Exercise details: Leave out the pictures and repeat the rest of the material exactly.

-- BEGIN Recorded data --

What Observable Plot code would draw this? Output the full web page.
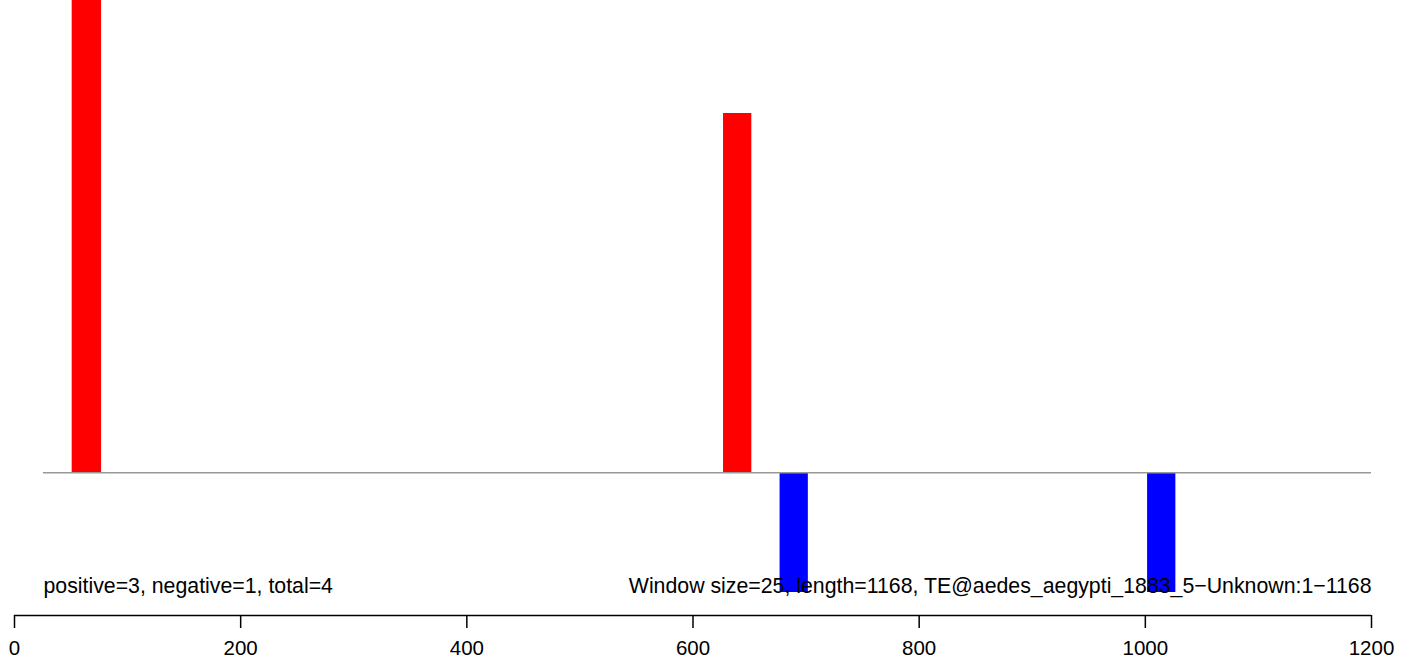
<!DOCTYPE html>
<html>
<head>
<meta charset="utf-8">
<script src="https://cdn.jsdelivr.net/npm/d3@7"></script>
<script src="https://cdn.jsdelivr.net/npm/@observablehq/plot@0.6"></script>
<style>
  html, body { margin: 0; padding: 0; background: #fff; }
  #chart svg { display: block; }
</style>
</head>
<body>
<div id="chart"></div>
<script>
// Window start / end positions along the TE (bp) and signed counts
const posStart = [51, 627];
const posEnd   = [77, 652];
const posValue = [4.2, 3];
const negStart = [677, 1002];
const negEnd   = [702, 1027];
const negValue = [-1, -1];
const xTicks = [0, 200, 400, 600, 800, 1000, 1200];
const leftLabel = "positive=3, negative=1, total=4";
const rightLabel = "Window size=25, length=1168, TE@aedes_aegypti_1883_5\u2212Unknown:1\u22121168";
const baselineStart = 25.6;
const xMax = 1200;

const bars = [
  ...posStart.map((s, i) => ({x1: s, x2: posEnd[i], v: posValue[i], sign: "pos"})),
  ...negStart.map((s, i) => ({x1: s, x2: negEnd[i], v: negValue[i], sign: "neg"}))
];

const chart = Plot.plot({
  width: 1415,
  height: 666,
  marginTop: 0,
  marginBottom: 51,
  marginLeft: 0,
  marginRight: 0,
  style: {fontFamily: "'Liberation Sans', Arial, Helvetica, sans-serif", background: "#fff"},
  x: {domain: [0, xMax], range: [14, 1371], axis: null},
  y: {domain: [-1, 3], range: [592, 113], axis: null},
  color: {domain: ["pos", "neg"], range: ["#ff0000", "#0000ff"]},
  marks: [
    Plot.rect(bars, {x1: "x1", x2: "x2", y1: 0, y2: "v", fill: "sign", clip: true}),
    Plot.ruleY([0], {x1: baselineStart, x2: xMax, stroke: "#999999", strokeWidth: 1.6}),
    Plot.text([leftLabel], {x: baselineStart, y: -1, text: d => d, textAnchor: "start", lineAnchor: "bottom", fontSize: 21.3, fill: "#000"}),
    Plot.text([rightLabel], {x: xMax, y: -1, text: d => d, textAnchor: "end", lineAnchor: "bottom", fontSize: 21.3, fill: "#000"}),
    Plot.ruleY([-1], {x1: 0, x2: xMax, dy: 23, stroke: "#000", strokeWidth: 1.5}),
    Plot.axisX(xTicks, {anchor: "bottom", tickSize: 13, tickPadding: 12, fontSize: 20.5, stroke: "#000", strokeWidth: 1.5, fill: "#000", tickFormat: d => String(d)})
  ]
});
document.getElementById("chart").appendChild(chart);
</script>
</body>
</html>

-- END Recorded data --

The result:
What Observable Plot code would draw this? Output the full web page.
<!DOCTYPE html>
<html>
<head>
<meta charset="utf-8">
<script src="https://cdn.jsdelivr.net/npm/d3@7"></script>
<script src="https://cdn.jsdelivr.net/npm/@observablehq/plot@0.6"></script>
<style>
  html, body { margin: 0; padding: 0; background: #fff; }
  #chart svg { display: block; }
</style>
</head>
<body>
<div id="chart"></div>
<script>
// Window start / end positions along the TE (bp) and signed counts
const posStart = [51, 627];
const posEnd   = [77, 652];
const posValue = [4.2, 3];
const negStart = [677, 1002];
const negEnd   = [702, 1027];
const negValue = [-1, -1];
const xTicks = [0, 200, 400, 600, 800, 1000, 1200];
const leftLabel = "positive=3, negative=1, total=4";
const rightLabel = "Window size=25, length=1168, TE@aedes_aegypti_1883_5\u2212Unknown:1\u22121168";
const baselineStart = 25.6;
const xMax = 1200;

const bars = [
  ...posStart.map((s, i) => ({x1: s, x2: posEnd[i], v: posValue[i], sign: "pos"})),
  ...negStart.map((s, i) => ({x1: s, x2: negEnd[i], v: negValue[i], sign: "neg"}))
];

const chart = Plot.plot({
  width: 1415,
  height: 666,
  marginTop: 0,
  marginBottom: 51,
  marginLeft: 0,
  marginRight: 0,
  style: {fontFamily: "'Liberation Sans', Arial, Helvetica, sans-serif", background: "#fff"},
  x: {domain: [0, xMax], range: [14, 1371], axis: null},
  y: {domain: [-1, 3], range: [592, 113], axis: null},
  color: {domain: ["pos", "neg"], range: ["#ff0000", "#0000ff"]},
  marks: [
    Plot.rect(bars, {x1: "x1", x2: "x2", y1: 0, y2: "v", fill: "sign", clip: true}),
    Plot.ruleY([0], {x1: baselineStart, x2: xMax, stroke: "#999999", strokeWidth: 1.6}),
    Plot.text([leftLabel], {x: baselineStart, y: -1, text: d => d, textAnchor: "start", lineAnchor: "bottom", fontSize: 21.3, fill: "#000"}),
    Plot.text([rightLabel], {x: xMax, y: -1, text: d => d, textAnchor: "end", lineAnchor: "bottom", fontSize: 21.3, fill: "#000"}),
    Plot.ruleY([-1], {x1: 0, x2: xMax, dy: 23, stroke: "#000", strokeWidth: 1.5}),
    Plot.axisX(xTicks, {anchor: "bottom", tickSize: 13, tickPadding: 12, fontSize: 20.5, stroke: "#000", strokeWidth: 1.5, fill: "#000", tickFormat: d => String(d)})
  ]
});
document.getElementById("chart").appendChild(chart);
</script>
</body>
</html>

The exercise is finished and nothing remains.